Aaron Ramsey is the engine that makes the Arsenal attack go. His ability to make runs from deeper positions unbalances opposing defenses and compares favorably with just about anybody in the Premier League. Those runs not only put him in dangerous positions to receive / play the ball in combination with his teammates, they also drag defenders out of position, creating space in which Mesut Özil can work his magic.
Expect Ramsey to play primarily from the center of the park this season, regardless of formation. Don’t be surprised, however, if he starts a few matches wider so that Özil can play more centrally.
If Aaron Ramsey is the engine that makes Arsenal’s attack go, Özil is the guy driving the car (the analogy sorta works, right?). The attack should and usually does flow through him. He sees space on the pitch and passing angles that few people can imagine and even fewer can successfully pull off. With a full season’s experience playing with Alexandre Lacazette and the prospect of a full season putting Pierre-Emerick Aubameyang through, Özil is a threat to break Thierry Henry’s single-season assists record.

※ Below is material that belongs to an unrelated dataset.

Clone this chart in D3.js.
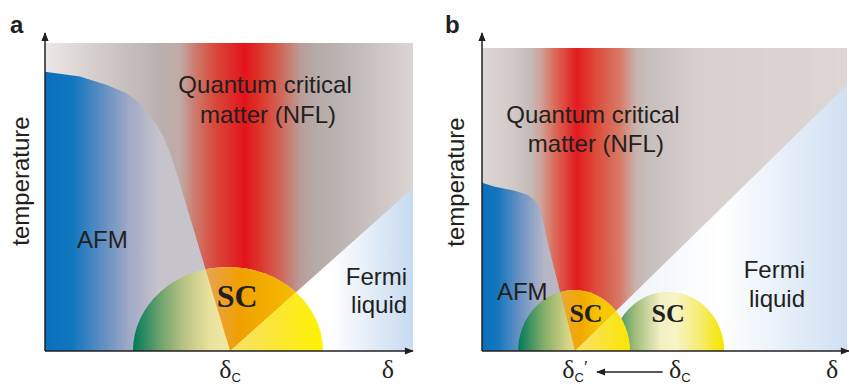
<!DOCTYPE html>
<html>
<head>
<meta charset="utf-8">
<script src="https://cdn.jsdelivr.net/npm/d3@7"></script>
<style>
  body { margin: 0; background: #fff; }
  svg { display: block; }
</style>
</head>
<body>
<svg id="chart" width="849" height="385"></svg>
<script>
/* DATA (doping on x, temperature on y, both 0-100) */
const afmBoundaryA = [[0, 90.7], [9.5, 89.1], [16.8, 86.4], [22.2, 83.7], [25.8, 80.4], [29.4, 75.0],
                      [32.2, 69.6], [34.0, 64.2], [35.8, 57.7], [50.3, 0]];
const fermiLineA   = [[50.3, 0], [100, 52.9]];
const domesA       = [{center: 49.7, halfWidth: 25.8, height: 27.3}];

const afmBoundaryB = [[0, 55.5], [3.5, 54.2], [9.0, 52.9], [12.6, 51.5], [14.4, 49.8], [15.8, 47.6],
                      [16.7, 43.2], [17.6, 37.7], [18.5, 33.3], [25.5, 0]];
const fermiLineB   = [[25.5, 0], [100, 87.8]];
const domesB       = [{center: 51.0, halfWidth: 15.3, height: 19.5},
                      {center: 25.2, halfWidth: 15.3, height: 20.1}];

/* region labels */
const regionLabelsA = [
  {text: "Quantum critical", x: 59.8, y: 83.8, anchor: "middle"},
  {text: "matter (NFL)",     x: 60.6, y: 74.0, anchor: "middle"},
  {text: "AFM",              x: 8.7,  y: 33.4, anchor: "start"},
  {text: "Fermi",            x: 98.4, y: 21.4, anchor: "end"},
  {text: "liquid",           x: 98.4, y: 12.3, anchor: "end"}
];
const scLabelsA = [{x: 52.2, y: 14.3, size: 32}];
const tickLabelsA = [{text: "δ", sub: "C", prime: "", x: 50.3}, {text: "δ", sub: "", prime: "", x: 93.2}];

const regionLabelsB = [
  {text: "Quantum critical", x: 30.4, y: 75.2, anchor: "middle"},
  {text: "matter (NFL)",     x: 31.2, y: 65.7, anchor: "middle"},
  {text: "AFM",              x: 4.1,  y: 16.8, anchor: "start"},
  {text: "Fermi",            x: 88.5, y: 24.1, anchor: "end"},
  {text: "liquid",           x: 88.5, y: 14.5, anchor: "end"}
];
const scLabelsB = [{x: 28.5, y: 9.6, size: 26}, {x: 51.0, y: 9.6, size: 26}];
const tickLabelsB = [{text: "δ", sub: "C", prime: "′", x: 25.5},
                     {text: "δ", sub: "C", prime: "", x: 54.2},
                     {text: "δ", sub: "", prime: "", x: 95.9}];

/* COLOUR STOPS (position in doping units, colour) */
const nflStopsA = [[0,"#ece8e7"],[15,"#d2cbc9"],[31,"#b9b1b0"],[36.7,"#c0aaa6"],[40.8,"#cc7a6c"],
  [46.2,"#d9493b"],[54.3,"#e3141c"],[59,"#dc3a2e"],[64.4,"#cf6a5c"],[69.3,"#bb9c96"],
  [73.4,"#b4aaa8"],[82.9,"#bfb8b6"],[100,"#dcd5d3"]];
const afmStopsA = [[0,"#0a70bd"],[7.3,"#0f76bf"],[15,"#5a8cc2"],[23,"#a2a9c6"],[31,"#c6c3cb"],[100,"#cac6cc"]];
const fermiStopsA = [[0,"#ffffff"],[77.4,"#ffffff"],[100,"#c6daf0"]];

const nflStopsB = [[0,"#ddd5d3"],[7.7,"#d3cbc9"],[13.2,"#c4bcba"],[15.9,"#cfa49a"],[20,"#dc6a58"],
  [26,"#e31a1e"],[31,"#dd4a3a"],[37.8,"#d77a66"],[41.9,"#c9b0aa"],[44.7,"#c6bebc"],
  [59.7,"#d8d0ce"],[100,"#ddd6d4"]];
const afmStopsB = [[0,"#0a70bd"],[4.4,"#1576bd"],[10.4,"#6a92c4"],[17.3,"#b8b6c6"],[100,"#c8c4ca"]];
const fermiStopsB = [[25.5,"#e0e9f4"],[37.8,"#eef3f9"],[65.2,"#ffffff"],[100,"#cfe0f2"]];

const domeStylesA = [{
  base:  [[23.9,"#007a5a"],[31.3,"#6ea26c"],[38,"#bcc486"],[44.8,"#e8e29c"],[50.3,"#f2e9a2"]],
  wedge: [[44.8,"#e9a24a"],[53,"#f0a000"],[63.9,"#f4b400"],[69.3,"#f6c000"]],
  fermi: [[50.3,"#f7e06a"],[63.9,"#fbe830"],[75.5,"#fff200"]]
}];
const dome2Stops = [[35.6,"#1a8a60"],[41.9,"#a0bc7a"],[48.8,"#f2efc4"],[52.9,"#f8f4c8"],[59.7,"#f6ec70"],[66,"#f5e600"]];
const domeStylesB = [
  {base: dome2Stops, wedge: dome2Stops, fermi: dome2Stops},
  {base:  [[9.9,"#007a5a"],[17.3,"#8ab06a"],[24.1,"#dcd886"]],
   wedge: [[21.4,"#eaa83a"],[27.1,"#f2a800"],[32.6,"#f5c800"]],
   fermi: [[25.5,"#f8e070"],[40.5,"#fbe600"]]}
];

const INK = "#231f20";
const svg = d3.select("#chart");
const defs = svg.append("defs");

defs.append("marker")
    .attr("id", "arrow")
    .attr("viewBox", "0 0 10 10")
    .attr("refX", 9).attr("refY", 5)
    .attr("markerUnits", "userSpaceOnUse")
    .attr("markerWidth", 10).attr("markerHeight", 9)
    .attr("orient", "auto")
  .append("path")
    .attr("d", "M0,1L10,5L0,9Z")
    .attr("fill", INK);

let uid = 0;
function gradient(x, stops) {
  const id = "g" + (uid++);
  defs.append("linearGradient")
      .attr("id", id)
      .attr("gradientUnits", "userSpaceOnUse")
      .attr("x1", x(0)).attr("x2", x(100)).attr("y1", 0).attr("y2", 0)
    .selectAll("stop")
    .data(stops)
    .join("stop")
      .attr("offset", d => d[0] / 100)
      .attr("stop-color", d => d[1]);
  return `url(#${id})`;
}

function drawPanel(p) {
  const x = d3.scaleLinear([0, 100], p.xRange);
  const y = d3.scaleLinear([0, 100], p.yRange);
  const line = d3.line().x(d => x(d[0])).y(d => y(d[1]));
  const g = svg.append("g");

  const afmPoly   = [[0, 0], ...p.afm];
  const fermiPoly = [...p.fermi, [100, 0]];
  const nflPoly   = [[0, 100], ...p.afm, ...p.fermi.slice(1), [100, 100]];

  const clipId = "plot" + p.name;
  defs.append("clipPath").attr("id", clipId)
    .append("rect")
      .attr("x", x(0)).attr("y", y(100))
      .attr("width", x(100) - x(0)).attr("height", y(0) - y(100));

  const plot = g.append("g").attr("clip-path", `url(#${clipId})`);

  /* background regions */
  plot.append("rect")
      .attr("x", x(0)).attr("y", y(100))
      .attr("width", x(100) - x(0)).attr("height", y(0) - y(100))
      .attr("fill", gradient(x, p.nflStops));
  plot.append("path").attr("d", line(afmPoly) + "Z").attr("fill", gradient(x, p.afmStops));
  plot.append("path").attr("d", line(fermiPoly) + "Z").attr("fill", gradient(x, p.fermiStops));

  /* superconducting domes */
  p.domes.forEach((dm, i) => {
    const st = p.domeStyles[i];
    const did = "dome" + p.name + i;
    defs.append("clipPath").attr("id", did)
      .append("ellipse")
        .attr("cx", x(dm.center)).attr("cy", y(0))
        .attr("rx", x(dm.center + dm.halfWidth) - x(dm.center))
        .attr("ry", y(0) - y(dm.height));
    const dg = plot.append("g").attr("clip-path", `url(#${did})`);
    dg.append("rect")
        .attr("x", x(0)).attr("y", y(100))
        .attr("width", x(100) - x(0)).attr("height", y(0) - y(100))
        .attr("fill", gradient(x, st.base));
    dg.append("path").attr("d", line(nflPoly) + "Z").attr("fill", gradient(x, st.wedge));
    dg.append("path").attr("d", line(fermiPoly) + "Z").attr("fill", gradient(x, st.fermi));
  });

  /* labels */
  g.selectAll("text.region")
    .data(p.regionLabels)
    .join("text")
      .attr("class", "region")
      .attr("x", d => x(d.x)).attr("y", d => y(d.y))
      .attr("text-anchor", d => d.anchor)
      .style("font-family", "'Liberation Sans', Arial, sans-serif")
      .style("font-size", "24px")
      .attr("fill", INK)
      .text(d => d.text);

  g.selectAll("text.sc")
    .data(p.scLabels)
    .join("text")
      .attr("class", "sc")
      .attr("x", d => x(d.x)).attr("y", d => y(d.y))
      .attr("text-anchor", "middle")
      .style("font-family", "'Liberation Serif', 'Times New Roman', serif")
      .style("font-weight", "bold")
      .style("font-size", d => d.size + "px")
      .attr("fill", INK)
      .text("SC");

  /* axes */
  g.append("line")
      .attr("x1", x(0)).attr("y1", y(0)).attr("x2", x(0)).attr("y2", 33)
      .attr("stroke", INK).attr("stroke-width", 1.5)
      .attr("marker-end", "url(#arrow)");
  g.append("line")
      .attr("x1", x(0)).attr("y1", y(0)).attr("x2", p.xArrowEnd).attr("y2", y(0))
      .attr("stroke", INK).attr("stroke-width", 1.5)
      .attr("marker-end", "url(#arrow)");

  const ticks = g.selectAll("text.tick")
    .data(p.tickLabels)
    .join("text")
      .attr("class", "tick")
      .attr("x", d => x(d.x)).attr("y", 378)
      .attr("text-anchor", "middle")
      .attr("fill", INK)
      .style("font-family", "'Liberation Serif', 'Times New Roman', serif")
      .style("font-size", "26px");
  ticks.append("tspan").text(d => d.text);
  ticks.filter(d => d.sub).append("tspan")
      .attr("dy", 4)
      .style("font-family", "'Liberation Sans', Arial, sans-serif")
      .style("font-size", "13px")
      .text(d => d.sub);
  ticks.filter(d => d.prime).append("tspan")
      .attr("dy", -8)
      .style("font-size", "18px")
      .text(d => d.prime);

  if (p.shiftArrow) {
    g.append("line")
        .attr("x1", x(p.shiftArrow[0])).attr("y1", 372)
        .attr("x2", x(p.shiftArrow[1])).attr("y2", 372)
        .attr("stroke", INK).attr("stroke-width", 1.5)
        .attr("marker-end", "url(#arrow)");
  }

  g.append("text")
      .attr("transform", `translate(${p.tempX},${p.tempY}) rotate(-90)`)
      .attr("text-anchor", "middle")
      .style("font-family", "'Liberation Sans', Arial, sans-serif")
      .style("font-size", "24px")
      .attr("fill", INK)
      .text("temperature");

  g.append("text")
      .attr("x", p.letterX).attr("y", 33)
      .style("font-family", "'Liberation Sans', Arial, sans-serif")
      .style("font-weight", "bold")
      .style("font-size", "24px")
      .attr("fill", INK)
      .text(p.name);
}

drawPanel({
  name: "a", xRange: [45, 413], yRange: [351, 43], xArrowEnd: 413,
  afm: afmBoundaryA, fermi: fermiLineA, domes: domesA, domeStyles: domeStylesA,
  nflStops: nflStopsA, afmStops: afmStopsA, fermiStops: fermiStopsA,
  regionLabels: regionLabelsA, scLabels: scLabelsA, tickLabels: tickLabelsA,
  tempX: 29, tempY: 181, letterX: 10
});
drawPanel({
  name: "b", xRange: [482, 847], yRange: [351, 48], xArrowEnd: 849,
  afm: afmBoundaryB, fermi: fermiLineB, domes: domesB, domeStyles: domeStylesB,
  nflStops: nflStopsB, afmStops: afmStopsB, fermiStops: fermiStopsB,
  regionLabels: regionLabelsB, scLabels: scLabelsB, tickLabels: tickLabelsB,
  shiftArrow: [49.5, 31.5],
  tempX: 464, tempY: 182, letterX: 445
});
</script>
</body>
</html>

While we generally try to stay away from imputing motive to player performance for a number of different reasons, I’m going to do it anyway because I feel so strongly about it in this case: I think Mesut Özil will want to prove something this season. He’s looked fantastic in preseason, and after all the tension, drama, controversy, and aftermath surrounding his retirement from the German national team, it just makes sense that he’d want to stick it to ‘em, right? Many of us can relate to the messy end of a relationship - you want to show them what they’re missing, that you’re doing great, and in fact, you’re better off without them.
Mkhitaryan could be the x-factor in Arsenal’s attack this season. Before being Mourinho’ed, he was a key part of Borussia Dortmund’s attack, scoring 41 goals and adding 49 assists in 140 appearances. He’s creative on the ball, has good chemistry with Pierre-Emerick Aubameyang, and has a wicked shot that he is not afraid to unleash. Before getting injured last spring, he had started to show flashes of returning to his pre-United form.
Mkhitaryan will likely split time with Alex Iwobi and whoever else Unai Emery deploys as a wide attacking player, but should get the lion’s share.
Getting back to the Arsenal-as-a-car analogy, Ainsley Maitland-Niles is the customizable options. He has played as both a deeper lying and more attacking central midfielder, looks comfortable playing on the wing, and can even fill in at outside back. His pace is a particularly valuable asset when playing out wide — it gives him great range and the ability to recover from mistakes. Remember, he’s still only 20!
Because of Sead Kolašinac’s long-term injury and Nacho Monreal’s nagging one, AMN will almost certainly be Arsenal’s opening day left back. Counter-intuitively, he could get less playing time this season than he did last year because of his positional flexibility and importance as a backup.